▶ _Objective_
Everything from the opening line of the records below through the line with "fig.write_html('out.html')" must be duplicated exactly, pictures left out.

▶ _Exercise material_
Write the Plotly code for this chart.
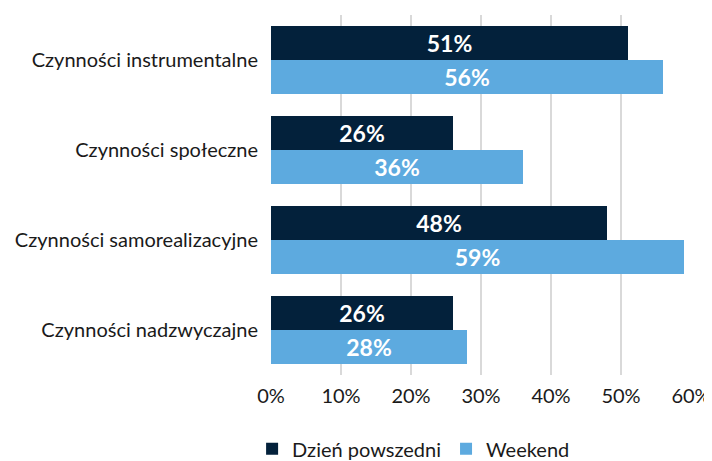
import plotly.graph_objects as go

# Data
categories = ['Czynności instrumentalne', 'Czynności społeczne',
              'Czynności samorealizacyjne', 'Czynności nadzwyczajne']
weekday = [51, 26, 48, 26]
weekend = [56, 36, 59, 28]
series_names = ['Dzień powszedni', 'Weekend']
colors = ['#03213B', '#5DAADF']

fig = go.Figure()
for name, vals, col in zip(series_names, [weekday, weekend], colors):
    fig.add_trace(go.Bar(
        y=categories, x=vals, name=name, orientation='h',
        marker={'color': col, 'line': {'width': 0}},
        text=[f'{v}%' for v in vals], textposition='inside',
        insidetextanchor='middle',
        textfont={'family': 'Lato', 'size': 23, 'color': 'white', 'weight': 'bold'},
    ))

# page body adds an 8px offset, so the figure is a bit smaller than the window
fig.update_layout(
    width=704, height=453,
    margin={'l': 263, 'r': 21, 't': 7, 'b': 86, 'autoexpand': False},
    barmode='group', bargap=0.244, bargroupgap=0,
    plot_bgcolor='white', paper_bgcolor='white',
    font={'family': 'Lato', 'size': 20, 'color': '#1a1a1a'},
    uniformtext={'minsize': 23, 'mode': 'show'},
    legend={'orientation': 'h', 'x': -0.045, 'xanchor': 'left', 'y': -0.151,
            'yanchor': 'top', 'itemwidth': 30, 'font': {'size': 20}},
)
fig.update_xaxes(range=[0, 60], dtick=10, ticksuffix='%', showgrid=True,
                 gridcolor='#D9D9D9', gridwidth=2, zeroline=False,
                 showline=False, ticks='', ticklabelstandoff=7,
                 automargin=False)
fig.update_yaxes(autorange='reversed', showline=False, ticks='',
                 ticklabelstandoff=12, automargin=False)

fig.write_html('out.html')
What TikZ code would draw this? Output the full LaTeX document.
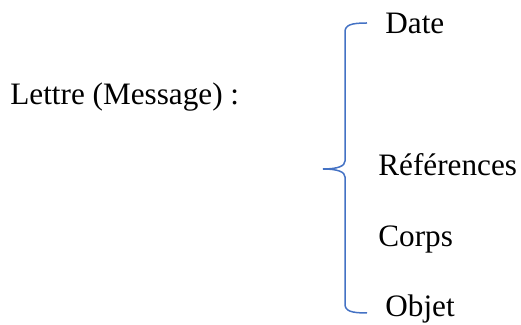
\documentclass[tikz,border=0pt]{standalone}
\usepackage{fontspec}
\setmainfont{Liberation Serif}
\usepackage{tikz}
\usetikzlibrary{positioning}
\definecolor{bracblue}{RGB}{68,114,196}
\tikzset{
  item/.style={anchor=base west, inner sep=0pt, font=\fontsize{15.6}{18}\selectfont},
  bracket/.style={color=bracblue, line width=0.75pt}
}
\begin{document}
\begin{tikzpicture}[x=0.5pt, y=-0.5pt]
\useasboundingbox (0,0) rectangle (521,325);
% title
\node[item] (lettre) at (10,105) {Lettre (Message) :};
% items
\node[item] (date)  at (385,34)  {Date};
\node[item] (refs)  at (378,176) {Références};
\node[item] (corps) at (378,247) {Corps};
\node[item] (objet) at (385,317) {Objet};
% brace
\coordinate (btop) at (367,23);
\coordinate (btip) at (323,169);
\coordinate (bbot) at (367,313);
\draw[bracket] (btop) .. controls (351,23) and (345,25) .. (345,32)
  -- (345,161) .. controls (345,166) and (338,169) .. (btip)
  .. controls (338,169) and (345,172) .. (345,177)
  -- (345,304) .. controls (345,311) and (351,313) .. (bbot);
\end{tikzpicture}
\end{document}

▶ _Problem solution_
Write the Plotly code for this chart.
import plotly.graph_objects as go

# Data
categories = ['Czynności instrumentalne', 'Czynności społeczne',
              'Czynności samorealizacyjne', 'Czynności nadzwyczajne']
weekday = [51, 26, 48, 26]
weekend = [56, 36, 59, 28]
series_names = ['Dzień powszedni', 'Weekend']
colors = ['#03213B', '#5DAADF']

fig = go.Figure()
for name, vals, col in zip(series_names, [weekday, weekend], colors):
    fig.add_trace(go.Bar(
        y=categories, x=vals, name=name, orientation='h',
        marker={'color': col, 'line': {'width': 0}},
        text=[f'{v}%' for v in vals], textposition='inside',
        insidetextanchor='middle',
        textfont={'family': 'Lato', 'size': 23, 'color': 'white', 'weight': 'bold'},
    ))

# page body adds an 8px offset, so the figure is a bit smaller than the window
fig.update_layout(
    width=704, height=453,
    margin={'l': 263, 'r': 21, 't': 7, 'b': 86, 'autoexpand': False},
    barmode='group', bargap=0.244, bargroupgap=0,
    plot_bgcolor='white', paper_bgcolor='white',
    font={'family': 'Lato', 'size': 20, 'color': '#1a1a1a'},
    uniformtext={'minsize': 23, 'mode': 'show'},
    legend={'orientation': 'h', 'x': -0.045, 'xanchor': 'left', 'y': -0.151,
            'yanchor': 'top', 'itemwidth': 30, 'font': {'size': 20}},
)
fig.update_xaxes(range=[0, 60], dtick=10, ticksuffix='%', showgrid=True,
                 gridcolor='#D9D9D9', gridwidth=2, zeroline=False,
                 showline=False, ticks='', ticklabelstandoff=7,
                 automargin=False)
fig.update_yaxes(autorange='reversed', showline=False, ticks='',
                 ticklabelstandoff=12, automargin=False)

fig.write_html('out.html')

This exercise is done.